Problem: Retype each line exactly. Skip images.

☆ ☆ ☆ ☆ ☆

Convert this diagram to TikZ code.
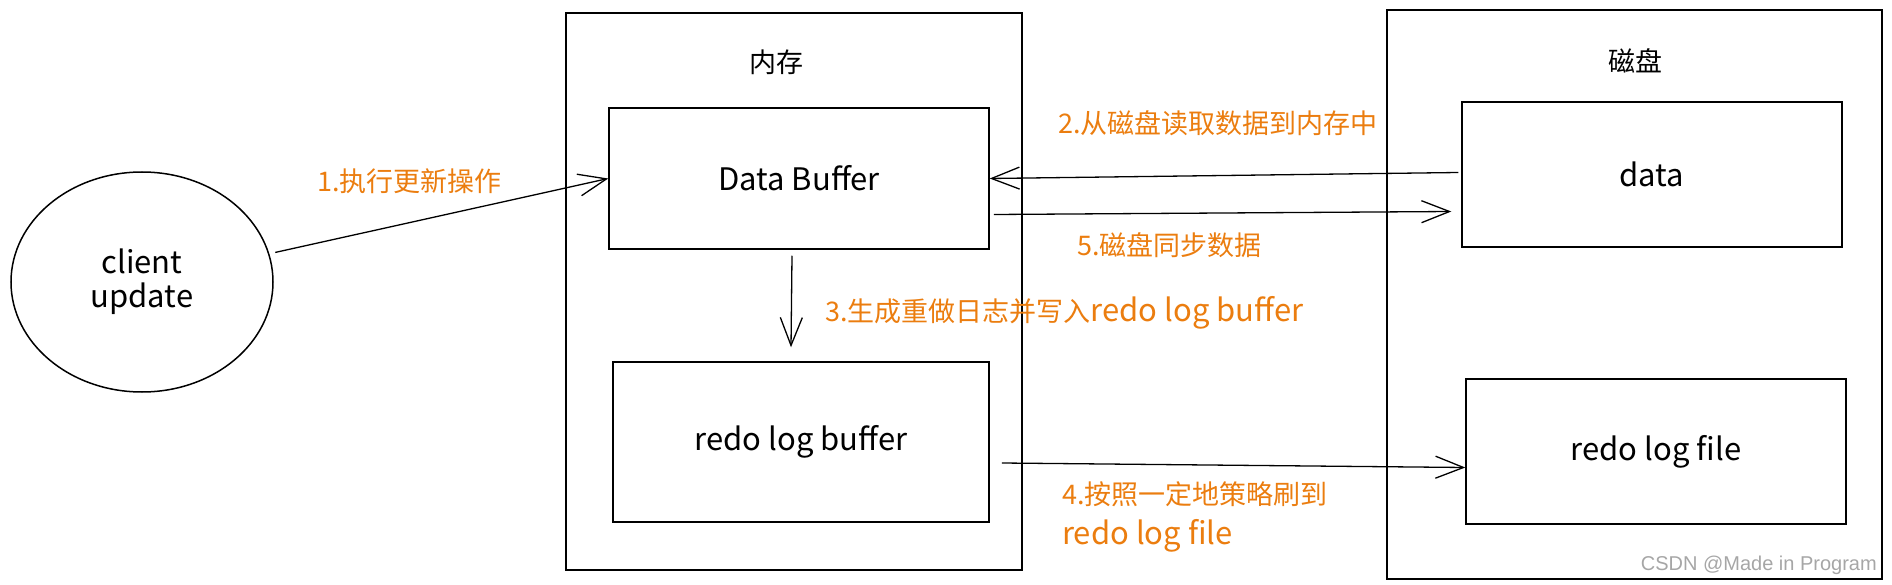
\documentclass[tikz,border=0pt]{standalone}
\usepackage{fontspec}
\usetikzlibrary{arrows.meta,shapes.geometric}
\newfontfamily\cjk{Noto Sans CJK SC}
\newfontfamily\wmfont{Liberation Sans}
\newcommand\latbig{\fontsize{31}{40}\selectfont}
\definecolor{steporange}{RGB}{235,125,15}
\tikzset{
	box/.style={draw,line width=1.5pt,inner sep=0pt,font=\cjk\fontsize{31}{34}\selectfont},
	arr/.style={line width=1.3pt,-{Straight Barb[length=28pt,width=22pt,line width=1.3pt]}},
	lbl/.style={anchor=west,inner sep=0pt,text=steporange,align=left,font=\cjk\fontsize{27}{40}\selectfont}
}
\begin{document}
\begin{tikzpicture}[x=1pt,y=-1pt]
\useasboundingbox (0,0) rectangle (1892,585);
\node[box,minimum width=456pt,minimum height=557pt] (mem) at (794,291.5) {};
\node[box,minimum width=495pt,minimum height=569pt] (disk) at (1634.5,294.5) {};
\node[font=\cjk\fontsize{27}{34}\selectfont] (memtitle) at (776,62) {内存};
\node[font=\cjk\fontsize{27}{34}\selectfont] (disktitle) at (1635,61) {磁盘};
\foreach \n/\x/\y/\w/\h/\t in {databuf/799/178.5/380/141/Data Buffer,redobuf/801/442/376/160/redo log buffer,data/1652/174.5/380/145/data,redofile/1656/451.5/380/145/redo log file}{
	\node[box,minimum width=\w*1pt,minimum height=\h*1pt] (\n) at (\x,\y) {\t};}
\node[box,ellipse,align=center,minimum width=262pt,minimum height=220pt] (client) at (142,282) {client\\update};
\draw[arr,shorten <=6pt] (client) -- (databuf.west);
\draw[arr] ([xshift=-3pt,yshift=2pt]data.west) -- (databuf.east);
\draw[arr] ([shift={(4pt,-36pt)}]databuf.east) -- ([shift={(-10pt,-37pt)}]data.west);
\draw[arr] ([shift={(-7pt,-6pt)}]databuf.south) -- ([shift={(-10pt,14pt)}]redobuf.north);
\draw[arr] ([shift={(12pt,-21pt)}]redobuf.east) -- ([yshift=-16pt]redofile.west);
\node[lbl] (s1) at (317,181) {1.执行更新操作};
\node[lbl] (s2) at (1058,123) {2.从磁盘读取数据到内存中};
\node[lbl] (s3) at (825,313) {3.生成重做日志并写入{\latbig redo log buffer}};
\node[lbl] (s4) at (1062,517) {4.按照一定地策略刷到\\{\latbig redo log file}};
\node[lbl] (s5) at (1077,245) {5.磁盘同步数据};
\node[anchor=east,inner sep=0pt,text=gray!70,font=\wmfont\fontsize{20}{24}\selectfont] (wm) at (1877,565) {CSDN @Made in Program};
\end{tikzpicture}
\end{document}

☆ ☆ ☆ ☆ ☆

Result of the exercise:
Convert this diagram to TikZ code.
\documentclass[tikz,border=0pt]{standalone}
\usepackage{fontspec}
\usetikzlibrary{arrows.meta,shapes.geometric}
\newfontfamily\cjk{Noto Sans CJK SC}
\newfontfamily\wmfont{Liberation Sans}
\newcommand\latbig{\fontsize{31}{40}\selectfont}
\definecolor{steporange}{RGB}{235,125,15}
\tikzset{
	box/.style={draw,line width=1.5pt,inner sep=0pt,font=\cjk\fontsize{31}{34}\selectfont},
	arr/.style={line width=1.3pt,-{Straight Barb[length=28pt,width=22pt,line width=1.3pt]}},
	lbl/.style={anchor=west,inner sep=0pt,text=steporange,align=left,font=\cjk\fontsize{27}{40}\selectfont}
}
\begin{document}
\begin{tikzpicture}[x=1pt,y=-1pt]
\useasboundingbox (0,0) rectangle (1892,585);
\node[box,minimum width=456pt,minimum height=557pt] (mem) at (794,291.5) {};
\node[box,minimum width=495pt,minimum height=569pt] (disk) at (1634.5,294.5) {};
\node[font=\cjk\fontsize{27}{34}\selectfont] (memtitle) at (776,62) {内存};
\node[font=\cjk\fontsize{27}{34}\selectfont] (disktitle) at (1635,61) {磁盘};
\foreach \n/\x/\y/\w/\h/\t in {databuf/799/178.5/380/141/Data Buffer,redobuf/801/442/376/160/redo log buffer,data/1652/174.5/380/145/data,redofile/1656/451.5/380/145/redo log file}{
	\node[box,minimum width=\w*1pt,minimum height=\h*1pt] (\n) at (\x,\y) {\t};}
\node[box,ellipse,align=center,minimum width=262pt,minimum height=220pt] (client) at (142,282) {client\\update};
\draw[arr,shorten <=6pt] (client) -- (databuf.west);
\draw[arr] ([xshift=-3pt,yshift=2pt]data.west) -- (databuf.east);
\draw[arr] ([shift={(4pt,-36pt)}]databuf.east) -- ([shift={(-10pt,-37pt)}]data.west);
\draw[arr] ([shift={(-7pt,-6pt)}]databuf.south) -- ([shift={(-10pt,14pt)}]redobuf.north);
\draw[arr] ([shift={(12pt,-21pt)}]redobuf.east) -- ([yshift=-16pt]redofile.west);
\node[lbl] (s1) at (317,181) {1.执行更新操作};
\node[lbl] (s2) at (1058,123) {2.从磁盘读取数据到内存中};
\node[lbl] (s3) at (825,313) {3.生成重做日志并写入{\latbig redo log buffer}};
\node[lbl] (s4) at (1062,517) {4.按照一定地策略刷到\\{\latbig redo log file}};
\node[lbl] (s5) at (1077,245) {5.磁盘同步数据};
\node[anchor=east,inner sep=0pt,text=gray!70,font=\wmfont\fontsize{20}{24}\selectfont] (wm) at (1877,565) {CSDN @Made in Program};
\end{tikzpicture}
\end{document}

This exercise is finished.